A set of airflow hooks, operators and sensors to allow airflow DAGs to operate with the Azure HDInsight platform, for cluster creation and monitoring as well as job submission and monitoring. Also included are some enhanced Azure Blob and Data Lake sensors.
This project is both an amalgamation and enhancement of existing open source airflow extensions, plus new extensions to solve the problem.

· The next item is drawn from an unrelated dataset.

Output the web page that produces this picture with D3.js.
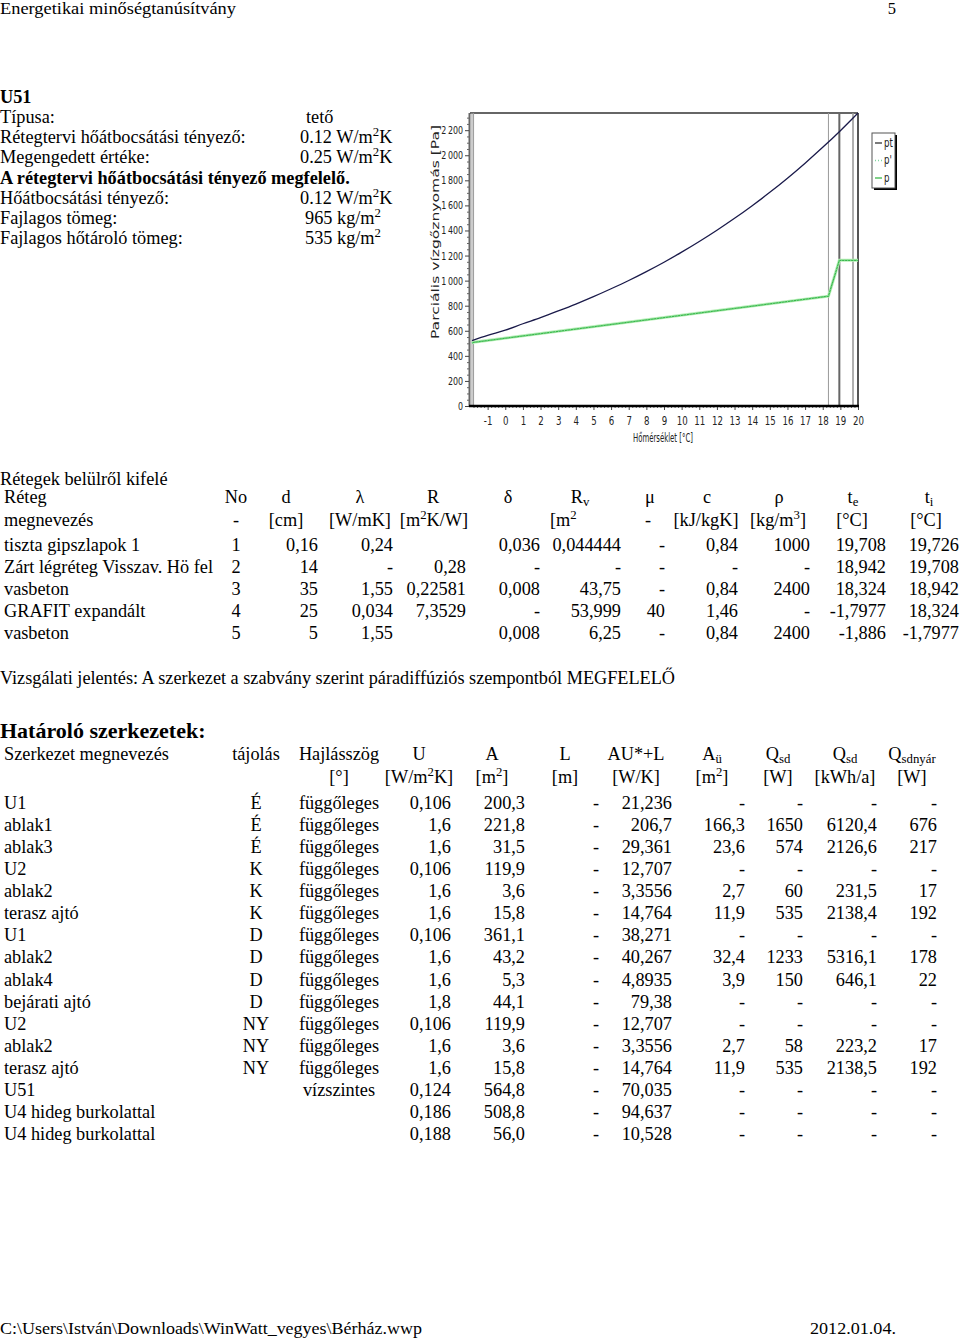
<!DOCTYPE html>
<html><head><meta charset="utf-8">
<script src="https://cdn.jsdelivr.net/npm/d3@7"></script>
<style>
html,body{margin:0;padding:0;background:#fff;}
svg{display:block;}
</style></head>
<body>
<svg id="page" width="960" height="1338"></svg>
<script>
// ---------- DATA ----------
const infoLabels = ["Típusa:", "Rétegtervi hőátbocsátási tényező:", "Megengedett értéke:", "A rétegtervi hőátbocsátási tényező megfelelő.", "Hőátbocsátási tényező:", "Fajlagos tömeg:", "Fajlagos hőtároló tömeg:"];
const infoValues = ["tető", "0.12 W/m^{2}K", "0.25 W/m^{2}K", "", "0.12 W/m^{2}K", "965 kg/m^{2}", "535 kg/m^{2}"];

// Chart: saturation pressure pt and partial pressure p
const ptTemp = [-1.886, -1, 0, 1, 2, 3, 4, 5, 6, 7, 8, 9, 10, 11, 12, 13, 14, 15, 16, 17, 18, 19, 20];
const ptPres = [522, 563, 605, 656, 705, 758, 813, 872, 935, 1001, 1072, 1147, 1227, 1312, 1402, 1497, 1598, 1704, 1817, 1937, 2063, 2196, 2337];
const pTemp = [-1.886, -1.7977, 18.324, 18.942, 20];
const pPres = [500, 508, 876, 1162, 1162];
const layerTemps = [-1.886, -1.7977, 18.324, 18.942, 19.708, 19.726];
const xTicks = d3.range(-1, 21);
const yTicks = d3.range(0, 2201, 200);
const legendLabels = ["pt", "p'", "p"];

// Layer table
const layerHead1 = ["Réteg", "No", "d", "λ", "R", "δ", "R_{v}", "μ", "c", "ρ", "t_{e}", "t_{i}"];
const layerHead2 = ["megnevezés", "-", "[cm]", "[W/mK]", "[m^{2}K/W]", "", "[m^{2}", "-", "[kJ/kgK]", "[kg/m^{3}]", "[°C]", "[°C]"];
const layerName = ["tiszta gipszlapok 1", "Zárt légréteg Visszav. Hö fel", "vasbeton", "GRAFIT expandált", "vasbeton"];
const layerNo = ["1", "2", "3", "4", "5"];
const layerD = ["0,16", "14", "35", "25", "5"];
const layerLambda = ["0,24", "-", "1,55", "0,034", "1,55"];
const layerR = ["", "0,28", "0,22581", "7,3529", ""];
const layerDelta = ["0,036", "-", "0,008", "-", "0,008"];
const layerRv = ["0,044444", "-", "43,75", "53,999", "6,25"];
const layerMu = ["-", "-", "-", "40", "-"];
const layerC = ["0,84", "-", "0,84", "1,46", "0,84"];
const layerRho = ["1000", "-", "2400", "-", "2400"];
const layerTe = ["19,708", "18,942", "18,324", "-1,7977", "-1,886"];
const layerTi = ["19,726", "19,708", "18,942", "18,324", "-1,7977"];

// Boundary structures table
const bHead1 = ["Szerkezet megnevezés", "tájolás", "Hajlásszög", "U", "A", "L", "AU*+L", "A_{ü}", "Q_{sd}", "Q_{sd}", "Q_{sdnyár}"];
const bHead2 = ["", "", "[°]", "[W/m^{2}K]", "[m^{2}]", "[m]", "[W/K]", "[m^{2}]", "[W]", "[kWh/a]", "[W]"];
const bName = ["U1", "ablak1", "ablak3", "U2", "ablak2", "terasz ajtó", "U1", "ablak2", "ablak4", "bejárati ajtó", "U2", "ablak2", "terasz ajtó", "U51", "U4 hideg burkolattal", "U4 hideg burkolattal"];
const bOrient = ["É", "É", "É", "K", "K", "K", "D", "D", "D", "D", "NY", "NY", "NY", "", "", ""];
const bTilt = ["függőleges", "függőleges", "függőleges", "függőleges", "függőleges", "függőleges", "függőleges", "függőleges", "függőleges", "függőleges", "függőleges", "függőleges", "függőleges", "vízszintes", "", ""];
const bU = ["0,106", "1,6", "1,6", "0,106", "1,6", "1,6", "0,106", "1,6", "1,6", "1,8", "0,106", "1,6", "1,6", "0,124", "0,186", "0,188"];
const bA = ["200,3", "221,8", "31,5", "119,9", "3,6", "15,8", "361,1", "43,2", "5,3", "44,1", "119,9", "3,6", "15,8", "564,8", "508,8", "56,0"];
const bL = ["-", "-", "-", "-", "-", "-", "-", "-", "-", "-", "-", "-", "-", "-", "-", "-"];
const bAUL = ["21,236", "206,7", "29,361", "12,707", "3,3556", "14,764", "38,271", "40,267", "4,8935", "79,38", "12,707", "3,3556", "14,764", "70,035", "94,637", "10,528"];
const bAu = ["-", "166,3", "23,6", "-", "2,7", "11,9", "-", "32,4", "3,9", "-", "-", "2,7", "11,9", "-", "-", "-"];
const bQsdW = ["-", "1650", "574", "-", "60", "535", "-", "1233", "150", "-", "-", "58", "535", "-", "-", "-"];
const bQsdK = ["-", "6120,4", "2126,6", "-", "231,5", "2138,4", "-", "5316,1", "646,1", "-", "-", "223,2", "2138,5", "-", "-", "-"];
const bQsn = ["-", "676", "217", "-", "17", "192", "-", "178", "22", "-", "-", "17", "192", "-", "-", "-"];

// ---------- DRAW ----------
const svg = d3.select("#page");
const SERIF = "'Liberation Serif','Times New Roman',serif";
const NARROW = "'Liberation Sans Narrow','DejaVu Sans Condensed','Liberation Sans',sans-serif";
const FS = 18.3;

function rich(sel, str, size) {
  const parts = str.split(/(\^\{[^}]*\}|_\{[^}]*\})/).filter(s => s.length);
  let off = 0;
  parts.forEach(p => {
    let target = 0, txt = p, fs = size;
    if (p.startsWith("^{")) { target = -size * 0.38; txt = p.slice(2, -1); fs = size * 0.7; }
    else if (p.startsWith("_{")) { target = size * 0.18; txt = p.slice(2, -1); fs = size * 0.7; }
    sel.append("tspan").attr("dy", target - off).attr("font-size", fs).text(txt);
    off = target;
  });
}
function txt(x, y, str, opts = {}) {
  const t = svg.append("text").attr("x", x).attr("y", y)
    .attr("font-family", opts.family || SERIF)
    .attr("font-size", opts.size || FS)
    .attr("font-weight", opts.weight || "normal")
    .attr("text-anchor", opts.anchor || "start")
    .attr("fill", opts.fill || "#000");
  if (opts.len) t.attr("textLength", opts.len).attr("lengthAdjust", "spacingAndGlyphs");
  rich(t, str, opts.size || FS);
  return t;
}

// Page header & footer
txt(0, 14, "Energetikai minőségtanúsítvány", {len: 236, size: 16.5});
txt(896, 14, "5", {anchor: "end", size: 16.5});
txt(0, 1334, "C:\\Users\\István\\Downloads\\WinWatt_vegyes\\Bérház.wwp", {len: 422, size: 17});
txt(810, 1334, "2012.01.04.", {len: 86, size: 17});

// Info block
txt(0, 103, "U51", {weight: "bold"});
infoLabels.forEach((l, i) => {
  const y = 123 + i * 20.2;
  txt(0, y, l, {weight: i === 3 ? "bold" : "normal"});
  if (infoValues[i]) txt(i === 0 ? 306 : (i >= 5 ? 305 : 300), y, infoValues[i]);
});

// ---------- CHART ----------
const x = d3.scaleLinear().domain([-2, 20]).range([470, 858]);
const y = d3.scaleLinear().domain([0, 2337]).range([406, 113]);
const g = svg.append("g");
const SX = 0.8;

// borders
g.append("line").attr("x1", 470).attr("x2", 858).attr("y1", 113).attr("y2", 113).attr("stroke", "#333").attr("stroke-width", 1.5);
g.append("line").attr("x1", 858).attr("x2", 858).attr("y1", 113).attr("y2", 406).attr("stroke", "#555").attr("stroke-width", 2);
g.append("line").attr("x1", 469.5).attr("x2", 469.5).attr("y1", 113).attr("y2", 406).attr("stroke", "#666").attr("stroke-width", 2);

// layer boundary lines
layerTemps.forEach((t, i) => {
  g.append("line").attr("x1", x(t)).attr("x2", x(t)).attr("y1", 113).attr("y2", 406)
    .attr("stroke", i === 3 ? "#666" : "#999").attr("stroke-width", i === 3 ? 2 : 1);
});

// y axis
const yAxis = d3.axisLeft(y).tickValues(yTicks).tickSize(4).tickPadding(2)
  .tickFormat(d => d >= 1000 ? String(d).replace(/(\d)(\d{3})$/, "$1\u2009$2") : String(d));
const ya = g.append("g").attr("transform", "translate(469,0)").call(yAxis);
ya.select(".domain").remove();
ya.selectAll("text").attr("font-family", NARROW).attr("font-size", 11).attr("fill", "#222")
  .attr("x", -6 / SX).attr("transform", `scale(${SX},1)`);
ya.selectAll("line").attr("stroke", "#444");
g.append("g").attr("transform", "translate(469,0)")
  .call(d3.axisLeft(y).tickValues(d3.range(0, 2301, 50).filter(v => v % 200)).tickSize(2).tickFormat(""))
  .call(s => s.select(".domain").remove()).selectAll("line").attr("stroke", "#666");

// x axis
const xa = g.append("g").attr("transform", "translate(0,406)")
  .call(d3.axisBottom(x).tickValues(xTicks).tickSize(4).tickPadding(6).tickFormat(d => String(d)));
xa.select(".domain").remove();
xa.selectAll("text").attr("font-family", NARROW).attr("font-size", 12).attr("fill", "#222")
  .attr("transform", `scale(${SX},1)`);
xa.selectAll("line").attr("stroke", "#444");
g.append("g").attr("transform", "translate(0,406)")
  .call(d3.axisBottom(x).tickValues(d3.range(-1.8, 20, 0.2).filter(v => Math.abs(v - Math.round(v)) > 0.05)).tickSize(2).tickFormat(""))
  .call(s => s.select(".domain").remove()).selectAll("line").attr("stroke", "#666");
g.append("line").attr("x1", 469).attr("x2", 859).attr("y1", 406).attr("y2", 406).attr("stroke", "#000").attr("stroke-width", 2.5);

// axis titles
g.append("text").attr("x", 663).attr("y", 442).attr("text-anchor", "middle")
  .attr("font-family", NARROW).attr("font-size", 11.5).attr("fill", "#222")
  .attr("textLength", 60).attr("lengthAdjust", "spacingAndGlyphs").text("Hőmérséklet [°C]");
g.append("text").attr("transform", "translate(439,232) rotate(-90)").attr("text-anchor", "middle")
  .attr("font-family", NARROW).attr("font-size", 10).attr("fill", "#222")
  .attr("textLength", 214).attr("lengthAdjust", "spacingAndGlyphs").text("Parciális vízgőznyomás [Pa]");

// lines
const line = d3.line().x(d => x(d[0])).y(d => y(d[1]));
const pData = d3.zip(pTemp, pPres);
g.append("path").datum(pData).attr("d", line).attr("fill", "none").attr("stroke", "#b8f0b8").attr("stroke-width", 3);
g.append("path").datum(pData).attr("d", line).attr("fill", "none").attr("stroke", "#3cb94a").attr("stroke-width", 1.3);
g.append("path").datum(pData).attr("d", line).attr("fill", "none").attr("stroke", "#7fd6a0").attr("stroke-width", 1).attr("stroke-dasharray", "1,2");
g.append("path").datum(d3.zip(ptTemp, ptPres)).attr("d", line.curve(d3.curveMonotoneX)).attr("fill", "none").attr("stroke", "#1a1a4a").attr("stroke-width", 1.3);

// legend
const lg = svg.append("g");
lg.append("rect").attr("x", 874).attr("y", 135).attr("width", 23).attr("height", 55).attr("fill", "#000");
lg.append("rect").attr("x", 872).attr("y", 133).attr("width", 23).attr("height", 55).attr("fill", "#fff").attr("stroke", "#555").attr("stroke-width", 1);
const lcol = ["#333", "#7fd6a0", "#3cb94a"];
const ldash = [null, "1,2", null];
legendLabels.forEach((l, i) => {
  const yy = 143 + i * 17.5;
  lg.append("line").attr("x1", 875).attr("x2", 882).attr("y1", yy).attr("y2", yy)
    .attr("stroke", lcol[i]).attr("stroke-width", 1.3).attr("stroke-dasharray", ldash[i]);
  lg.append("text").attr("x", 884 / SX).attr("y", yy + 4).attr("transform", `scale(${SX},1)`)
    .attr("font-family", NARROW).attr("font-size", 12).attr("fill", "#222").text(l);
});

// ---------- LAYER TABLE ----------
txt(0, 485, "Rétegek belülről kifelé");
const lHeadX = [4, 236, 286, 360, 433, 508, 580, 650, 707, 779, 853, 929];
const lHeadA = ["start", "middle", "middle", "middle", "middle", "middle", "middle", "middle", "middle", "middle", "middle", "middle"];
layerHead1.forEach((h, i) => txt(lHeadX[i], 503, h, {anchor: lHeadA[i]}));
const lUnitX = [4, 236, 286, 360, 434, 0, 550, 648, 706, 778, 852, 926];
layerHead2.forEach((h, i) => { if (h) txt(lUnitX[i], 526, h, {anchor: (i === 0 || i === 6) ? "start" : "middle"}); });
const lCols = [layerNo, layerD, layerLambda, layerR, layerDelta, layerRv, layerMu, layerC, layerRho, layerTe, layerTi];
const lColX = [236, 318, 393, 466, 540, 621, 665, 738, 810, 886, 959];
layerName.forEach((n, r) => {
  const yy = 551 + r * 22;
  txt(4, yy, n);
  lCols.forEach((col, c) => { if (col[r]) txt(lColX[c], yy, col[r], {anchor: c === 0 ? "middle" : "end"}); });
});

txt(0, 684, "Vizsgálati jelentés: A szerkezet a szabvány szerint páradiffúziós szempontból MEGFELELŐ", {len: 675});

// ---------- BOUNDARY TABLE ----------
txt(0, 738, "Határoló szerkezetek:", {weight: "bold", size: 22});
const bHeadX = [4, 256, 339, 419, 492, 565, 636, 712, 778, 845, 912];
bHead1.forEach((h, i) => txt(bHeadX[i], 760, h, {anchor: i === 0 ? "start" : "middle"}));
bHead2.forEach((h, i) => { if (h) txt(bHeadX[i], 783, h, {anchor: "middle"}); });
const bCols = [bOrient, bTilt, bU, bA, bL, bAUL, bAu, bQsdW, bQsdK, bQsn];
const bColX = [256, 339, 451, 525, 599, 672, 745, 803, 877, 937];
bName.forEach((n, r) => {
  const yy = 809 + r * 22.07;
  txt(4, yy, n);
  bCols.forEach((col, c) => { if (col[r]) txt(bColX[c], yy, col[r], {anchor: c < 2 ? "middle" : "end"}); });
});
</script>
</body></html>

pip install airflow-hdinsight
airflowhdi
Type | Name | What it does |
---|---|---|
Hook | AzureHDInsightHook | Uses the HDInsightManagementClient from the HDInsight SDK for Python to expose several operations on an HDInsight cluster - get cluster state, create, delete. |
Operator | AzureHDInsightCreateClusterOperator | Use the AzureHDInsightHook to create a cluster |
Operator | AzureHDInsightDeleteClusterOperator | Use the AzureHDInsightHook to delete a cluster |
Operator | ConnectedAzureHDInsightCreateClusterOperator | Extends the AzureHDInsightCreateClusterOperator to allow fetching of the security credentials and cluster creation spec from an airflow connection |
Operator | AzureHDInsightSshOperator | Uses the AzureHDInsightHook and SSHHook to run an SSH command on the master node of the given HDInsight cluster |
Sensor | AzureHDInsightClusterSensor | A sensor to monitor the provisioning state or running state (can switch between either mode) of a given HDInsight cluster. Uses the AzureHDInsightHook. |
Sensor | WasbWildcardPrefixSensor | An enhancement to the WasbPrefixSensor to support sensing on a wildcard prefix |
Sensor | AzureDataLakeStorageGen1WebHdfsSensor | Uses airflow's AzureDataLakeHook to sense a glob path (which implicitly supports wildcards) on ADLS Gen 1. ADLS Gen 2 is not yet supported in airflow. |
airflowlivy
Type | Name | What it does |
---|---|---|
Hook | LivyBatchHook | Uses the Apache Livy Batch API to submit spark jobs to a livy server, get batch state, verify batch state by quering either the spark history server or yarn resource manager, spill the logs of the spark job post completion, etc. |
Operator | LivyBatchOperator | Uses the LivyBatchHook to submit a spark job to a livy server |
Sensor | LivyBatchSensor | Uses the LivyBatchHook to sense termination and verify completion, spill logs of a spark job submitted earlier to a livy server |
Origins of the HDinsight operator work
The HDInsight operator work is loosely inspired from alikemalocalan/airflow-hdinsight-operators, however that has a huge number of defects, as to why it was never accepted to be merged into airflow in the first place. This project solves all of those issues and more, and is frankly a full rewrite.
Origins of the livy work
The livy batch operator is based on the work by panovvv's project airfllow-livy-operators. It does some necessary changes:
- Seperates the operator into a hook (LivyBatchHook), an operator (LivyBatchOperator) and a sensor (LivyBatchSensor)
- Adds additional verification and log spilling to the sensor (the original sensor does not)
- Removes additional verification and log spilling from the operator - hence alllowing a async pattern akin to the EMR add step operator and step sensor.
- Creates livy, spark and YARN airflow connections dynamically from an Azure HDInsight connection
- Returns the batch ID from the operator so that a sensor can use it after being passed through XCom
- Changes logging to LoggingMixin calls
- Allows templatization of fields
State of airflow livy operators in the wild..
As it stands today (June of 2020), there are multiple airflow livy operator projects out there:
- panovvv/airflow-livy-operators: the project which this project bases its work on
- the official livy provider in airflow 2.0, with a backport available for airflow 1.1.x: alas the official provider has very limited functionality - it does not spill the job's logs, and it does not do additional verification for job completion using spark history server or yarn resource manager, amongst other limitations
- rssanders3/airflow-spark-operator-plugin: this is the oldest livy operator, which only supports livy sessions and not batches. there's a copy of this in alikemalocalan/airflow-hdinsight-operators.